A best-case scenario, Wilson feels, would be massive population decline and an extreme gap between the haves and have-nots. “The billionaire set will probably be in bunkers”, and the rest of us will have to learn to use remaining resources in cooperative ways. To that end, Wilson recommends what she calls pro-social prepping. “Form communities. Get to know your neighbours – you are going to have to rely on them. Going forward, you’re going to have to share things.”
You don’t need to hoard canned corn, she says, but it might pay to try to get used to a life without technology.
“It brings me no joy to say this,” Wilson adds. “I’m devastated. I accept it, and I’m prepared for it … But I’m devastated for young people.
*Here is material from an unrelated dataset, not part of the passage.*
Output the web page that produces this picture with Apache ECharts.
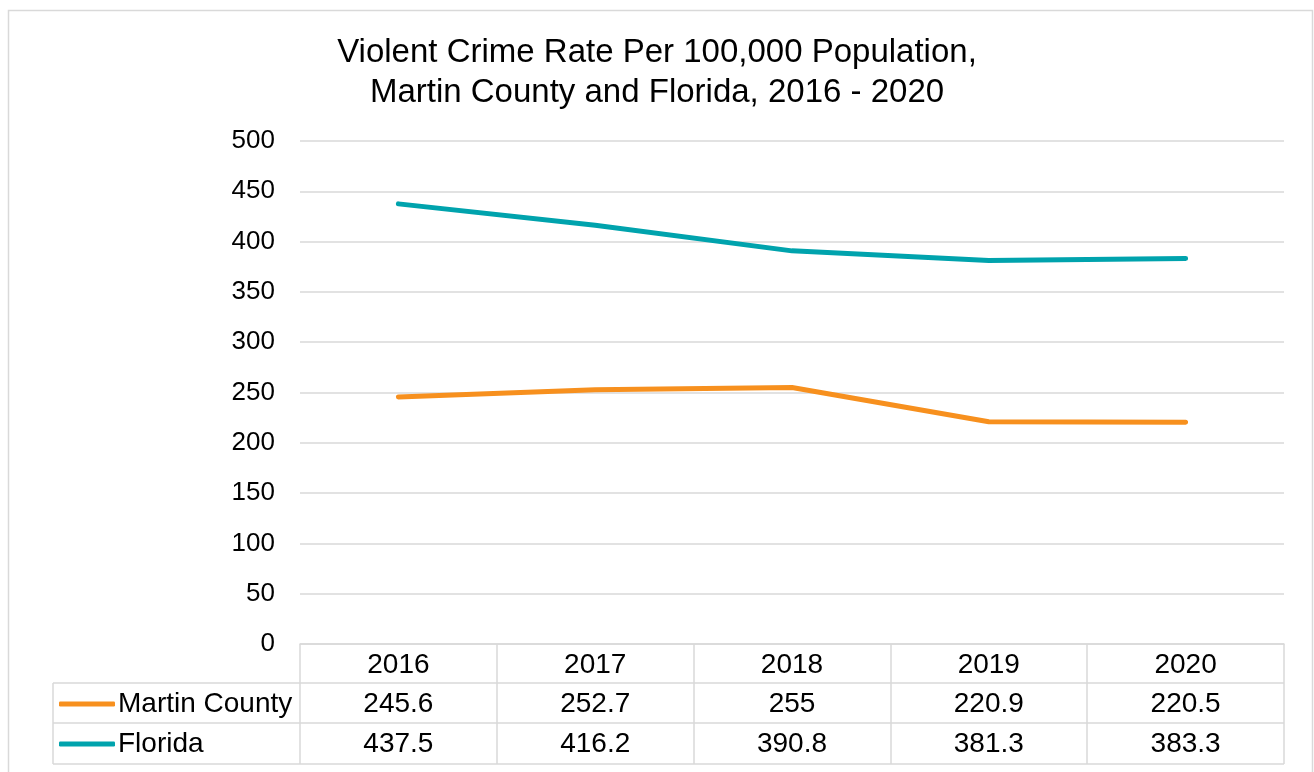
<!DOCTYPE html>
<html>
<head>
<meta charset="utf-8">
<title>Violent Crime Rate Per 100,000 Population</title>
<script src="https://cdn.jsdelivr.net/npm/echarts@6/dist/echarts.min.js"></script>
<style>
  html, body { margin: 0; padding: 0; background: #ffffff; }
  #chart { width: 1314px; height: 772px; }
</style>
</head>
<body>
<div id="chart"></div>
<script>
// Chart data
const years = ['2016', '2017', '2018', '2019', '2020'];
const martinCounty = [245.6, 252.7, 255, 220.9, 220.5];
const florida = [437.5, 416.2, 390.8, 381.3, 383.3];
const seriesNames = ['Martin County', 'Florida'];
const yTicks = { min: 0, max: 500, step: 50 };

// Layout of the plot area and the data table beneath it
const FONT = "'Liberation Sans', Arial, sans-serif";
const GRID = { left: 300, right: 1284, top: 141, bottom: 644 };
const ROW_H = [39, 79, 120];     // offsets of table row lines below the plot
const TABLE_LEFT = 53;
const TABLE_FONT = 28;
const LINE_GREY = '#D9D9D9';
const COLORS = ['#F7901E', '#00A3AD'];

const chart = echarts.init(document.getElementById('chart'), null, { renderer: 'canvas' });

function hLine(x1, x2, y) {
  return { type: 'line', shape: { x1: x1, y1: y, x2: x2, y2: y },
           style: { stroke: LINE_GREY, lineWidth: 1.5 }, silent: true };
}
function vLine(x, y1, y2) {
  return { type: 'line', shape: { x1: x, y1: y1, x2: x, y2: y2 },
           style: { stroke: LINE_GREY, lineWidth: 1.5 }, silent: true };
}

const tableGraphics = [
  { type: 'rect', shape: { x: 8.5, y: 10.5, width: 1304, height: 800 },
    style: { fill: null, stroke: LINE_GREY, lineWidth: 1.5 }, silent: true, z: -1 },
  hLine(TABLE_LEFT, GRID.right, GRID.bottom + ROW_H[0]),
  hLine(TABLE_LEFT, GRID.right, GRID.bottom + ROW_H[1]),
  hLine(TABLE_LEFT, GRID.right, GRID.bottom + ROW_H[2]),
  vLine(TABLE_LEFT, GRID.bottom + ROW_H[0], GRID.bottom + ROW_H[2])
];

// Extra category axes under the plot carry the value rows of the table
function valueAxis(values, offset) {
  return {
    type: 'category',
    data: years,
    position: 'bottom',
    offset: offset,
    boundaryGap: true,
    axisLine: { show: false },
    axisTick: { show: false },
    axisLabel: {
      margin: 6,
      fontFamily: FONT, fontSize: TABLE_FONT, color: '#000',
      formatter: function (v, i) { return String(values[i]); }
    }
  };
}

const option = {
  backgroundColor: '#ffffff',
  animation: false,
  title: {
    text: 'Violent Crime Rate Per 100,000 Population,\nMartin County and Florida, 2016 - 2020',
    left: 'center',
    top: 28,
    padding: [5, 5, 5, 13],
    textStyle: { fontFamily: FONT, fontSize: 33, fontWeight: 'normal', color: '#000', lineHeight: 40 }
  },
  legend: {
    orient: 'vertical',
    left: 54,
    top: 685,
    itemWidth: 56,
    itemHeight: 5,
    itemGap: 12,
    icon: 'roundRect',
    data: seriesNames,
    textStyle: { fontFamily: FONT, fontSize: TABLE_FONT, color: '#000', lineHeight: 28, padding: [0, 0, 0, -2] }
  },
  grid: {
    left: GRID.left,
    right: 1314 - GRID.right,
    top: GRID.top,
    bottom: 772 - GRID.bottom,
    containLabel: false
  },
  xAxis: [
    {
      type: 'category',
      data: years,
      position: 'bottom',
      boundaryGap: true,
      axisLine: { show: true, lineStyle: { color: LINE_GREY, width: 1.5 } },
      axisTick: { show: true, length: ROW_H[2], lineStyle: { color: LINE_GREY, width: 1.5 } },
      axisLabel: { margin: 7, fontFamily: FONT, fontSize: TABLE_FONT, color: '#000' }
    },
    valueAxis(martinCounty, ROW_H[0] + 1),
    valueAxis(florida, ROW_H[1] + 1)
  ],
  yAxis: {
    type: 'value',
    min: yTicks.min,
    max: yTicks.max,
    interval: yTicks.step,
    axisLine: { show: false },
    axisTick: { show: false },
    splitLine: { lineStyle: { color: LINE_GREY, width: 1.5 } },
    axisLabel: { margin: 25, fontFamily: FONT, fontSize: 26, color: '#000' }
  },
  series: [
    {
      name: seriesNames[0],
      type: 'line',
      data: martinCounty,
      symbol: 'none',
      color: COLORS[0],
      lineStyle: { width: 5, color: COLORS[0], cap: 'round', join: 'round' },
      z: 3
    },
    {
      name: seriesNames[1],
      type: 'line',
      data: florida,
      symbol: 'none',
      color: COLORS[1],
      lineStyle: { width: 5, color: COLORS[1], cap: 'round', join: 'round' },
      z: 3
    }
  ],
  graphic: tableGraphics
};

chart.setOption(option);
</script>
</body>
</html>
It’s not their fault.”
As if on cue, the moment these words leave her mouth, the school opposite us begins playing a sombre piece of music over its PA system, before a choir of students join in song. It is a too-perfect, movie-scene moment and Wilson can respond only by laughing. “Hilarious!” she says, throwing her hands in the air.
But Wilson is keen to point out that she doesn’t think all this means we should stop having children. That’s for the same reason she thinks we should keep being climate activists, keep standing up for Gaza, and keep creating art: we must keep being human.
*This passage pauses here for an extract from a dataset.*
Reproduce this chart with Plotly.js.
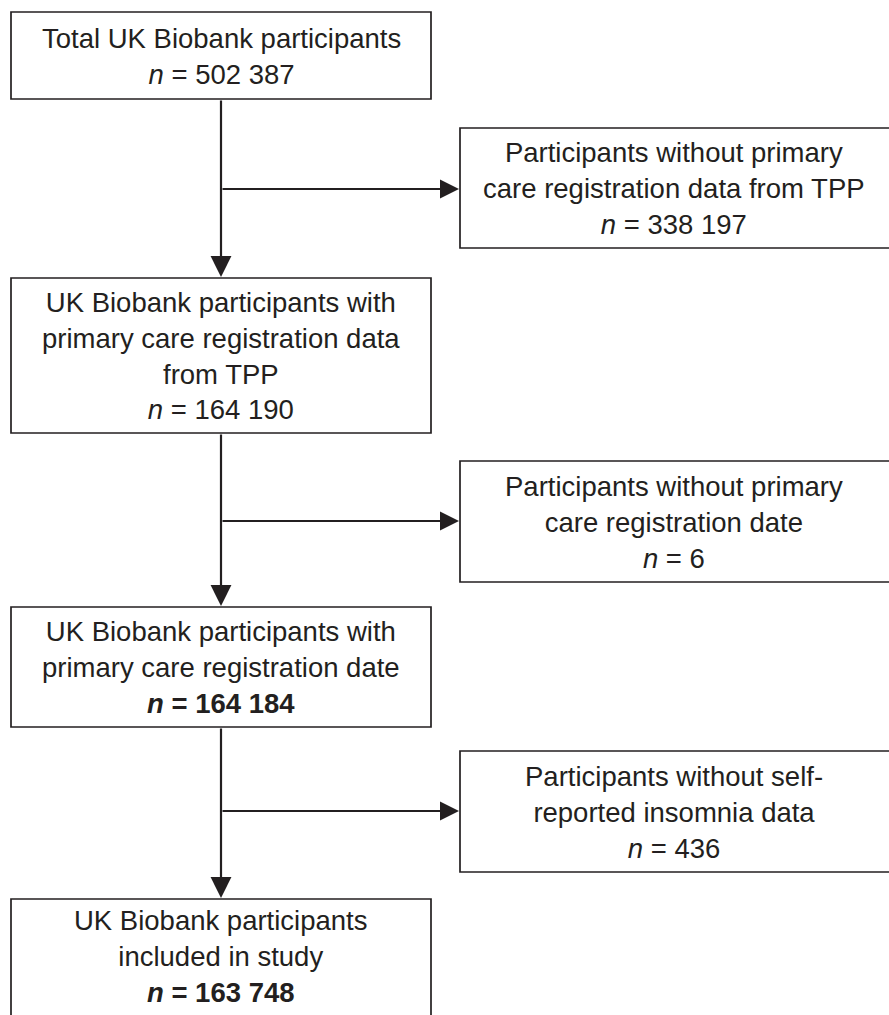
<!DOCTYPE html>
<html>
<head>
<meta charset="utf-8">
<script src="https://cdn.plot.ly/plotly-3.0.1.min.js"></script>
<style>html,body{margin:0;padding:0;background:#fff;}#chart{width:889px;height:1015px;}</style>
</head>
<body>
<div id="chart"></div>
<script>
// ---- Data ----
const mainLabels = [
  "Total UK Biobank participants",
  "UK Biobank participants with<br>primary care registration data<br>from TPP",
  "UK Biobank participants with<br>primary care registration date",
  "UK Biobank participants<br>included in study"
];
const mainCounts = ["502 387", "164 190", "164 184", "163 748"];
const mainBold = [false, false, true, true];

const excludedLabels = [
  "Participants without primary<br>care registration data from TPP",
  "Participants without primary<br>care registration date",
  "Participants without self-<br>reported insomnia data"
];
const excludedCounts = ["338 197", "6", "436"];

// ---- Layout geometry (pixels in an 889 x 1015 canvas) ----
const W = 889, H = 1015;
const mainX = [11, 431];
const mainY = [[12, 99], [278, 433], [607, 727], [899, 1040]];
const mainTextY = [56, 356, 667.5, 956];
const exclX = [460, 892];
const exclY = [[128, 248], [461, 582], [751, 872]];
const exclTextY = [188.5, 522, 812];
const branchY = [189, 521, 811];
const trunkX = 221;

const ink = "#231f20";
const fontFam = "'Liberation Sans', Arial, Helvetica, sans-serif";

function countText(c, bold) {
  const t = "<i>n</i> = " + c;
  return bold ? "<b>" + t + "</b>" : t;
}

const shapes = [];
const annotations = [];

mainLabels.forEach((lab, i) => {
  shapes.push({type: "rect", xref: "x", yref: "y",
    x0: mainX[0], x1: mainX[1], y0: mainY[i][0], y1: mainY[i][1],
    line: {color: ink, width: 1.7}, fillcolor: "rgba(0,0,0,0)"});
  annotations.push({xref: "x", yref: "y", x: (mainX[0] + mainX[1]) / 2, y: mainTextY[i],
    text: lab + "<br>" + countText(mainCounts[i], mainBold[i]),
    showarrow: false, align: "center", xanchor: "center", yanchor: "middle",
    font: {family: fontFam, size: 27.5, color: ink}});
});

excludedLabels.forEach((lab, i) => {
  shapes.push({type: "rect", xref: "x", yref: "y",
    x0: exclX[0], x1: exclX[1], y0: exclY[i][0], y1: exclY[i][1],
    line: {color: ink, width: 1.7}, fillcolor: "rgba(0,0,0,0)"});
  annotations.push({xref: "x", yref: "y", x: 674, y: exclTextY[i],
    text: lab + "<br>" + countText(excludedCounts[i], false),
    showarrow: false, align: "center", xanchor: "center", yanchor: "middle",
    font: {family: fontFam, size: 27.5, color: ink}});
  // branch arrow
  annotations.push({xref: "x", yref: "y", axref: "x", ayref: "y",
    x: exclX[0] - 1, y: branchY[i], ax: trunkX, ay: branchY[i],
    text: "", showarrow: true, arrowhead: 2, arrowsize: 1.9, arrowwidth: 2,
    arrowcolor: ink, standoff: 0, startstandoff: 0});
});

// trunk arrows between main boxes
for (let i = 0; i < mainY.length - 1; i++) {
  annotations.push({xref: "x", yref: "y", axref: "x", ayref: "y",
    x: trunkX, y: mainY[i + 1][0] - 1, ax: trunkX, ay: mainY[i][1],
    text: "", showarrow: true, arrowhead: 2, arrowsize: 1.9, arrowwidth: 2.2,
    arrowcolor: ink, standoff: 0, startstandoff: 0});
}

const layout = {
  width: W, height: H,
  margin: {l: 0, r: 0, t: 0, b: 0},
  paper_bgcolor: "#ffffff", plot_bgcolor: "#ffffff",
  xaxis: {range: [0, W], visible: false, fixedrange: true},
  yaxis: {range: [H, 0], visible: false, fixedrange: true},
  showlegend: false,
  shapes: shapes,
  annotations: annotations
};

Plotly.newPlot("chart", [{x: [], y: [], type: "scatter", mode: "markers", hoverinfo: "skip"}], layout, {displayModeBar: false, staticPlot: true});
</script>
</body>
</html>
“We are going to be forced into grounding into our full humanity, because it’s the only thing we’re going to have left,” she says, the choir of schoolchildren still singing behind her, and the bright blue sky taunting with its beauty.
“We should be fighting for humanity and for human values, because the dispiritedness, the moral injury of not doing that, will destroy us faster than any other kind of thing. It’ll produce massive unrest and despair at a level that we can’t fathom.
“So, yes. We fight because this is what we do.”